理系バカと呼ばれ | ナノ
身に覚えが御座いません




晴れて退院した幸村。
香奈が日本人であり、氷帝の生徒だと知ると、会いたいと言い出したのだった。気持ちは解らなくもない。アメリカでは色々カバーされていたのだ。
カッコいいと持て囃されず可愛いね、としか言われなかったのは…アメリカ文化に染まった年齢層の高いスタッフだったからだが。

「香奈、立海の連中が幸村の礼を言いたいだと。」

跡部から言われて、香奈は首を傾げた。

「立海ってなぁに〜?」

合宿が終了するなり、凄まじく都合のいい脳みそから削除された王者立海。赤目のメカニズムも解明されていたので、言い方は悪いが思い残す事が無いのだ。
その言葉に脱力を禁じ得ない氷帝メンバー。あんなに濃い面子を、あっさり忘れる並大抵の事ではないが情けなくて泣けそうだ。

「…香奈、マジか?」

守秘義務は守るが、香奈にしてみればどーでもいい事を、いちいち覚える必要は無い。向日は頭を抱えながら、呻くように呟く。
香奈は嘘を吐かない。気休めなども、一切言わないのでメンタルケアはやらせられない。正直な事も時に欠点と化すのだ。
赤毛だからと向日と丸井を間違えた程、個体識別に無頓着。医療現場ではやらないが。

「だ、だったら幸村は覚えてるよな?患者だったんだし。」

「だぁれ〜?」

一縷の希望に縋った宍戸。無惨に砕かれてしまったので、日吉が盛大に叩いた。症例は覚えても、誰だったかなど興味がない。

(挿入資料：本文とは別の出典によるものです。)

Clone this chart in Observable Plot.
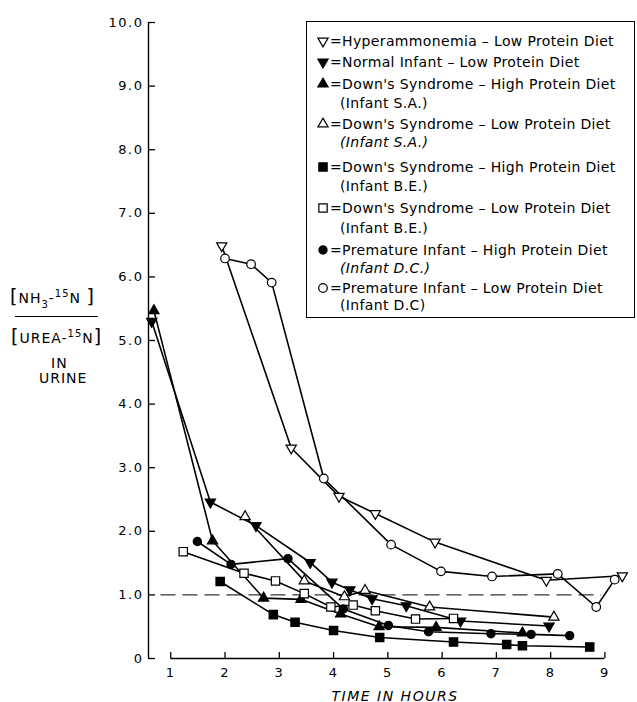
<!DOCTYPE html>
<html>
<head>
<meta charset="utf-8">
<script src="https://cdn.jsdelivr.net/npm/d3@7"></script>
<script src="https://cdn.jsdelivr.net/npm/@observablehq/plot@0.6"></script>
<style>
  body { margin: 0; background: #fff; }
  #wrap { position: relative; width: 637px; height: 702px; font-family: "DejaVu Sans", sans-serif; color: #000; overflow: hidden; }
  #wrap svg { position: absolute; left: 0; top: 0; }
  #legend { position: absolute; left: 306px; top: 21px; width: 327px; height: 295px; border: 1.5px solid #000; background: #fff; }
  .lrow { position: absolute; font-size: 14px; letter-spacing: 0.35px; line-height: 16px; white-space: nowrap; }
  .yl { position: absolute; font-size: 14px; letter-spacing: 1px; line-height: 16px; white-space: nowrap; }
  .yl2 { position: absolute; font-size: 14px; letter-spacing: 1px; line-height: 14px; white-space: nowrap; }
  .br { font-size: 19px; }
  .sub { font-size: 10px; position: relative; top: 5px; }
  .sup { font-size: 10px; position: relative; top: -6px; }
  .bar { position: absolute; height: 0; border-top: 1.5px solid #000; }
</style>
</head>
<body>
<div id="wrap"></div>
<script>
// ---- data ----
const seriesNames = [
  "Hyperammonemia – Low Protein Diet",
  "Normal Infant – Low Protein Diet",
  "Down's Syndrome – High Protein Diet (Infant S.A.)",
  "Down's Syndrome – Low Protein Diet (Infant S.A.)",
  "Down's Syndrome – High Protein Diet (Infant B.E.)",
  "Down's Syndrome – Low Protein Diet (Infant B.E.)",
  "Premature Infant – High Protein Diet (Infant D.C.)",
  "Premature Infant – Low Protein Diet (Infant D.C)"
];
const hyperT   = [1.94, 3.22, 4.10, 4.77, 5.87, 7.92, 9.32];
const hyperV   = [6.49, 3.31, 2.55, 2.28, 1.83, 1.23, 1.30];
const normalT  = [0.65, 1.73, 2.57, 3.57, 3.97, 4.30, 4.71, 5.34, 6.34, 7.97];
const normalV  = [5.30, 2.46, 2.09, 1.51, 1.20, 1.08, 0.94, 0.83, 0.59, 0.51];
const dsHighSAT = [0.69, 1.77, 2.71, 3.40, 4.13, 4.84, 5.89, 7.48];
const dsHighSAV = [5.47, 1.85, 0.95, 0.93, 0.70, 0.50, 0.49, 0.40];
const dsLowSAT  = [2.37, 3.46, 4.20, 4.58, 5.77, 8.06];
const dsLowSAV  = [2.23, 1.22, 0.97, 1.07, 0.81, 0.65];
const dsHighBET = [1.91, 2.89, 3.29, 4.00, 4.85, 6.21, 7.19, 7.48, 8.72];
const dsHighBEV = [1.21, 0.69, 0.57, 0.44, 0.33, 0.26, 0.22, 0.20, 0.18];
const dsLowBET  = [1.23, 2.35, 2.93, 3.46, 3.95, 4.36, 4.77, 5.51, 6.21];
const dsLowBEV  = [1.68, 1.34, 1.22, 1.02, 0.81, 0.84, 0.75, 0.62, 0.63];
const premHighT = [1.49, 2.11, 3.16, 4.18, 5.01, 5.75, 6.90, 7.64, 8.35];
const premHighV = [1.84, 1.48, 1.57, 0.78, 0.52, 0.42, 0.39, 0.38, 0.36];
const premLowT  = [2.00, 2.48, 2.86, 3.82, 5.06, 5.98, 6.92, 8.13, 8.84, 9.18];
const premLowV  = [6.29, 6.20, 5.91, 2.83, 1.79, 1.37, 1.29, 1.33, 0.81, 1.24];

const xTicks = [1, 2, 3, 4, 5, 6, 7, 8, 9];
const xTickLabels = ["1", "2", "3", "4", "5", "6", "7", "8", "9"];
const yTicks = [0, 1, 2, 3, 4, 5, 6, 7, 8, 9, 10];
const yTickLabels = ["0", "1.0", "2.0", "3.0", "4.0", "5.0", "6.0", "7.0", "8.0", "9.0", "10.0"];
const referenceLevel = [1];
const xTitle = "TIME IN HOURS";

const legendMain = [
  "Hyperammonemia – Low Protein Diet",
  "Normal Infant – Low Protein Diet",
  "Down's Syndrome – High Protein Diet",
  "Down's Syndrome – Low Protein Diet",
  "Down's Syndrome – High Protein Diet",
  "Down's Syndrome – Low Protein Diet",
  "Premature Infant – High Protein Diet",
  "Premature Infant – Low Protein Diet"
];
const legendSub = ["", "", "(Infant S.A.)", "(Infant S.A.)", "(Infant B.E.)", "(Infant B.E.)", "(Infant D.C.)", "(Infant D.C)"];

// ---- styles (not data) ----
const markerStyles = [
  {symbol: "triangle", rotate: 180, fill: "white", r: 3.8},
  {symbol: "triangle", rotate: 180, fill: "black", r: 3.8},
  {symbol: "triangle", rotate: 0,   fill: "black", r: 3.8},
  {symbol: "triangle", rotate: 0,   fill: "white", r: 3.8},
  {symbol: "square",   rotate: 0,   fill: "black", r: 4.7},
  {symbol: "square",   rotate: 0,   fill: "white", r: 4.7},
  {symbol: "circle",   rotate: 0,   fill: "black", r: 4.1},
  {symbol: "circle",   rotate: 0,   fill: "white", r: 4.3}
];
const mainY = [40, 61, 83, 123, 166, 207, 249, 287];
const subY  = [null, null, 102, 141, 185, 227, 267, 304];
const subItalic = [false, false, false, true, false, false, true, false];

const seriesT = [hyperT, normalT, dsHighSAT, dsLowSAT, dsHighBET, dsLowBET, premHighT, premLowT];
const seriesV = [hyperV, normalV, dsHighSAV, dsLowSAV, dsHighBEV, dsLowBEV, premHighV, premLowV];
const rows = [];
seriesNames.forEach((name, k) => seriesT[k].forEach((t, i) => rows.push({series: name, k, t, v: seriesV[k][i]})));

const W = 637, H = 702, mL = 148, mR = 0, mT = 22, mB = 44;
const xDom = [0.59, 9.6], yDom = [0, 10];
const pxX = (W - mL - mR) / (xDom[1] - xDom[0]);
const pxY = (H - mT - mB) / (yDom[1] - yDom[0]);

const dotMarks = markerStyles.map((s, k) => Plot.dot(rows.filter(d => d.k === k), {
  x: "t", y: "v", symbol: s.symbol, rotate: s.rotate, fill: s.fill, r: s.r,
  stroke: "black", strokeWidth: 1.2
}));

const chart = Plot.plot({
  width: W, height: H,
  marginLeft: mL, marginRight: mR, marginTop: mT, marginBottom: mB,
  x: {domain: xDom},
  y: {domain: yDom},
  style: {fontFamily: "DejaVu Sans", fontSize: "13px", background: "transparent", letterSpacing: "1.5px", color: "black"},
  marks: [
    Plot.ruleX([xDom[0]], {y1: 0, y2: 10, stroke: "black", strokeWidth: 1.4}),
    Plot.ruleY(yTicks, {x1: xDom[0], x2: xDom[0] + 7 / pxX, stroke: "black", strokeWidth: 1.3}),
    Plot.ruleY([0], {x1: xTicks[0], x2: xTicks[xTicks.length - 1], stroke: "black", strokeWidth: 1.3}),
    Plot.ruleX(xTicks, {y1: 0, y2: 6 / pxY, stroke: "black", strokeWidth: 1.3}),
    Plot.axisY(yTicks, {tickSize: 0, tickPadding: 5, label: null, tickFormat: d => yTickLabels[yTicks.indexOf(d)], fontSize: 13}),
    Plot.axisX(xTicks, {tickSize: 0, tickPadding: 9, label: null, tickFormat: d => xTickLabels[xTicks.indexOf(d)], fontSize: 13}),
    Plot.text([xTitle], {frameAnchor: "bottom", dx: 2, dy: 42, lineAnchor: "bottom", fontStyle: "italic", fontSize: 14}),
    Plot.ruleY(referenceLevel, {x1: 0.82, x2: 8.94, stroke: "black", strokeWidth: 1, strokeDasharray: "15,7"}),
    Plot.line(rows, {x: "t", y: "v", z: "series", stroke: "black", strokeWidth: 1.6}),
    ...dotMarks
  ]
});

const wrap = document.getElementById("wrap");
wrap.appendChild(chart);

// ---- y-axis title ----
const yTitle = document.createElement("div");
yTitle.innerHTML = `
  <div class="yl" style="left:10px;top:288px"><span class="br">[</span>NH<span class="sub">3</span>-<span class="sup">15</span>N <span class="br">]</span></div>
  <div class="bar" style="left:15px;top:316px;width:83px"></div>
  <div class="yl" style="left:11px;top:328px"><span class="br">[</span>UREA-<span class="sup">15</span>N<span class="br">]</span></div>
  <div class="yl2" style="left:51px;top:356px">IN</div>
  <div class="yl2" style="left:39px;top:371px">URINE</div>`;
wrap.appendChild(yTitle);

// ---- legend ----
const legend = document.createElement("div");
legend.id = "legend";
wrap.appendChild(legend);
const lx = 306, ly = 21;
legendMain.forEach((txt, k) => {
  const s = markerStyles[k];
  const sym = s.symbol === "triangle" ? d3.symbolTriangle : s.symbol === "square" ? d3.symbolSquare : d3.symbolCircle;
  const path = d3.symbol(sym, Math.PI * s.r * s.r)();
  const svg = `<svg width="14" height="14" style="position:absolute;left:${322 - 7 - lx}px;top:${mainY[k] - 7 - ly}px;overflow:visible"><path d="${path}" transform="translate(7,7) rotate(${s.rotate})" fill="${s.fill}" stroke="black" stroke-width="1.2"/></svg>`;
  legend.insertAdjacentHTML("beforeend", svg);
  legend.insertAdjacentHTML("beforeend", `<div class="lrow" style="left:${329 - lx}px;top:${mainY[k] - 8 - ly}px">=${txt}</div>`);
  if (legendSub[k]) {
    legend.insertAdjacentHTML("beforeend", `<div class="lrow" style="left:${339 - lx}px;top:${subY[k] - 8 - ly}px;${subItalic[k] ? "font-style:italic;" : ""}">${legendSub[k]}</div>`);
  }
});
</script>
</body>
</html>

「香奈先輩。自分の受け持ち患者でしょう!?そんなさっぱり忘れるものではありません!」

「せやせや!オトンも印象深いんは覚えとる言うとった!」

食事中だったが、終了するなり香奈は正座をさせられて、メンバーは懇々と説教を始めた。だいぶ慣れてきたのか、足が痺れにくくなっている。

「言いたい事言い終わった〜?」

火に油を注ぐ発言に、香奈を叩ける忍足と日吉は勢い良く叩いた。

「聞いていたのでしょうけどね。何割、解りましたか?」

「1厘〜。」

「九分九厘解っとらんやないか!」

「九割はどこに行ったの〜?」

国語力のあまりの低さに、嘆く教師がいる。慣用句や熟語はさっぱりなのだ。これでも、進歩はしているのだが。
単位は覚えるクセにそれ以外はからっきし。
肩で息をする向日や、眠りの国へ逃げた芥川。名作と呼ばれる小説を根本的に否定する、どこまでも理系な脳みそ。
最新鋭の機械から、ちょっとした生活の知恵レベルで片付けられないものまで作りかねない。

「香奈。立海の人達がね、お礼をしたいから次の休みに立海行こうね。」

綺麗さっぱり忘れる事を、滝は懸念している。